Updated on 2024-11-29 GMT+08:00

Creating Indexes

Scenarios

  • If a large amount of data exists in a table, you can add an index on a column to accelerate data queries.
  • For a table that does not have indexes, this tool allows you to add and create indexes.

How to Use

Run the following command on the HBase client to add or create indexes to a table:

hbase org.apache.hadoop.hbase.hindex.global.mapreduce.GlobalTableIndexer -Dtablename.to.index='table' -Dindexspecs.to.add='idx1=>cf1:[c1->string],[c2]#idx2=>cf2:[c1->string],[c2]#idx3=>cf1:[c1];cf2:[c1]' -Dindexspecs.covered.family.to.add='idx2=>cf1' -Dindexspecs.covered.to.add='idx1=>cf1:[c3],[c4]' -Dindexspecs.coveredallcolumn.to.add='idx3=>true' -Dindexspecs.splitkeys.to.set='idx1=>[\x010,\x011,\x012]#idx2=>[\x01a,\x01b,\x01c]#idx3=>[\x01d,\x01e,\x01f]'

The parameters are described as follows:

  • tablename.to.index: name of the data table for which an index is created

    If the data table is empty when you use this parameter, the created index will be in ACTIVE state. Otherwise, the index will be in INACTIVE state.

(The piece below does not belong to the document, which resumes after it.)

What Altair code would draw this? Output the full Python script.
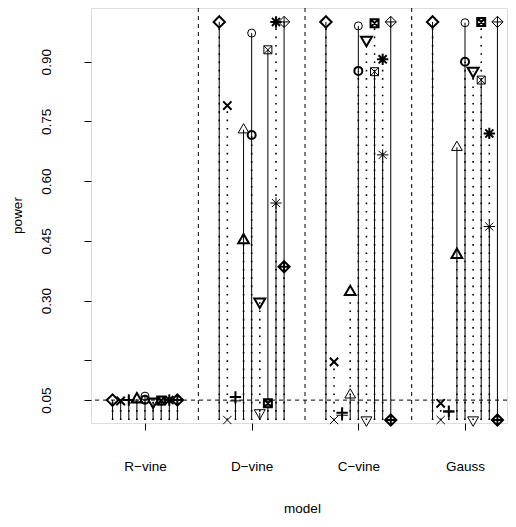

  • indexspecs.to.addandbuild (optional): Index data will be generated during data table creation. If the data table is large, do not enable this parameter. Use an index data generation tool instead.

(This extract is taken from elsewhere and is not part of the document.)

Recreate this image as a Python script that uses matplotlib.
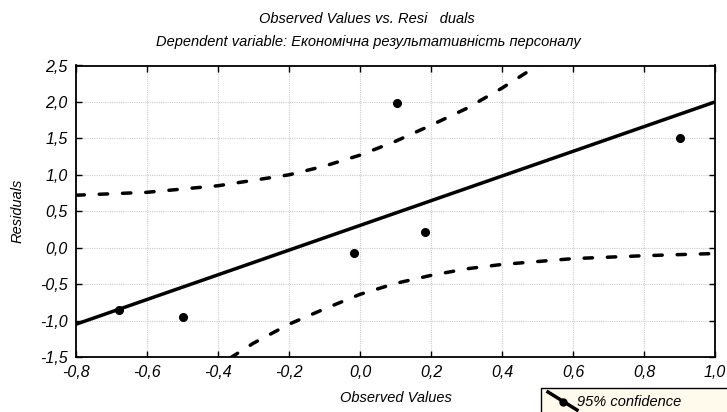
import matplotlib
matplotlib.use("Agg")
import matplotlib.pyplot as plt
from matplotlib.lines import Line2D
from matplotlib.patches import Rectangle
from matplotlib.ticker import FuncFormatter

plt.rcParams['font.family'] = ['Liberation Sans', 'DejaVu Sans']
plt.rcParams['axes.unicode_minus'] = False

obs_x = [-0.678, -0.50, -0.016, 0.103, 0.182, 0.901]
resid = [-0.85, -0.95, -0.07, 1.99, 0.21, 1.50]

# fitted line
fit_x = [-0.8, 1.0]
fit_y = [-1.05, 2.0]

# 95% confidence bands
up_x = [-0.8, -0.6, -0.4, -0.2, -0.1, 0.0, 0.1, 0.2, 0.3, 0.4, 0.5, 0.55]
up_y = [0.72, 0.76, 0.85, 1.0, 1.12, 1.27, 1.46, 1.68, 1.91, 2.19, 2.50, 2.68]
lo_x = [-0.42, -0.4, -0.3, -0.2, -0.1, 0.0, 0.1, 0.2, 0.3, 0.4, 0.6, 0.8, 1.0]
lo_y = [-1.68, -1.62, -1.31, -1.05, -0.84, -0.64, -0.49, -0.38, -0.29, -0.23, -0.15, -0.11, -0.08]

x_ticks = [-0.8, -0.6, -0.4, -0.2, 0.0, 0.2, 0.4, 0.6, 0.8, 1.0]
y_ticks = [-1.5, -1.0, -0.5, 0.0, 0.5, 1.0, 1.5, 2.0, 2.5]

fig = plt.figure(figsize=(7.27, 4.12), dpi=100)
ax = fig.add_axes([76 / 727, 1 - 357 / 412, 639 / 727, 291.5 / 412])

ax.plot(fit_x, fit_y, color='black', lw=2.5, solid_capstyle='butt')
ax.plot(up_x, up_y, color='black', lw=2.5, dashes=(2.4, 4.3), dash_capstyle='round')
ax.plot(lo_x, lo_y, color='black', lw=2.5, dashes=(2.4, 4.3), dash_capstyle='round')
ax.plot(obs_x, resid, 'o', color='black', ms=5.5)

ax.set_xlim(-0.8, 1.0)
ax.set_ylim(-1.5, 2.5)
ax.set_xticks(x_ticks)
ax.set_yticks(y_ticks)
fmt = FuncFormatter(lambda v, p: f"{v:.1f}".replace('.', ','))
ax.xaxis.set_major_formatter(fmt)
ax.yaxis.set_major_formatter(fmt)
ax.tick_params(direction='in', length=4, width=1, top=True, right=True,
               labelsize=11.5, pad=6)
for lab in ax.get_xticklabels() + ax.get_yticklabels():
    lab.set_fontstyle('italic')
ax.grid(True, color='#cccccc', ls=(0, (1, 1)), lw=0.8)
for s in ax.spines.values():
    s.set_linewidth(1.3)

ax.set_xlabel('Observed Values', fontsize=10.5, style='italic', labelpad=8)
ax.set_ylabel('Residuals', fontsize=10.5, style='italic', labelpad=11)

fig.text(0.505, 1 - 23 / 412, 'Observed Values vs. Resi   duals',
         ha='center', va='baseline', fontsize=10.5, style='italic')
fig.text(0.507, 1 - 46 / 412,
         'Dependent variable: Економічна результативність персоналу',
         ha='center', va='baseline', fontsize=10.5, style='italic')

# legend box (partly cut off at bottom right)
fig.patches.append(Rectangle((541 / 727, -0.05), 0.3, 0.05 + (412 - 388) / 412,
                             transform=fig.transFigure, facecolor='#fffaeb',
                             edgecolor='black', lw=1))
fig.lines.append(Line2D([548 / 727, 577 / 727], [1 - 392 / 412, 1 - 410 / 412],
                        transform=fig.transFigure, color='black', lw=2.5))
fig.lines.append(Line2D([563 / 727], [1 - 401.5 / 412], transform=fig.transFigure,
                        marker='o', color='black', ms=5))
fig.text(577 / 727, 1 - 402 / 412, '95% confidence', ha='left', va='center',
         fontsize=10.5, style='italic')

fig.savefig('out.png', dpi=100)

    Do not use this parameter together with indexspecs.to.add. When this parameter is used, the index will be in BUILDING state. After the index data is generated, it will be in ACTIVE state.

  • tablename.to.index: name of the data table for which an index is created
  • indexspecs.to.add: mapping between the index name and the index column in the data table (definition of index column)
  • (Optional) indexspecs.covered.to.add: column of the data table that is redundantly stored in an index table (definition of covering index column)
  • (Optional) indexspecs.covered.family.to.add: column family of the data table that is redundantly stored in an index table (definition of covering index column family)
  • (Optional) indexspecs.coveredallcolumn.to.add: all data in a data table that is redundantly stored in an index table (definition of all covering index columns)
  • (Optional) indexspecs.splitkeys.to.set: pre-partition split keys of an index table. Specify this parameter in case hotspotting occurs in the region of the index table. You can configure pre-partitioning using the following characters:
    • '#': separates indexes.
    • '[]' contains splitkeys.
    • ',' separates splitkeys.

      Each splitkey set for per-partitioning must start with \x01.

The parameters in the preceding command are described as follows:
  • idx1, idx2, and idx3 are index names.
  • cf1 and cf2 are column family names.
  • c1, c2, c3, and c4 are column names.
  • string indicates a data type. The value can be STRING, INTEGER, FLOAT, LONG, DOUBLE, SHORT, BYTE, or CHAR.
  • '#' is used to separate indexes, ';' is used to separate column families, and ',' is used to separate column qualifiers.
  • The column name and its data type must be included in '[]'.
  • Column names and their data types are separated by '->'.
  • If the data type of a column is not specified, the default data type (string) will be used.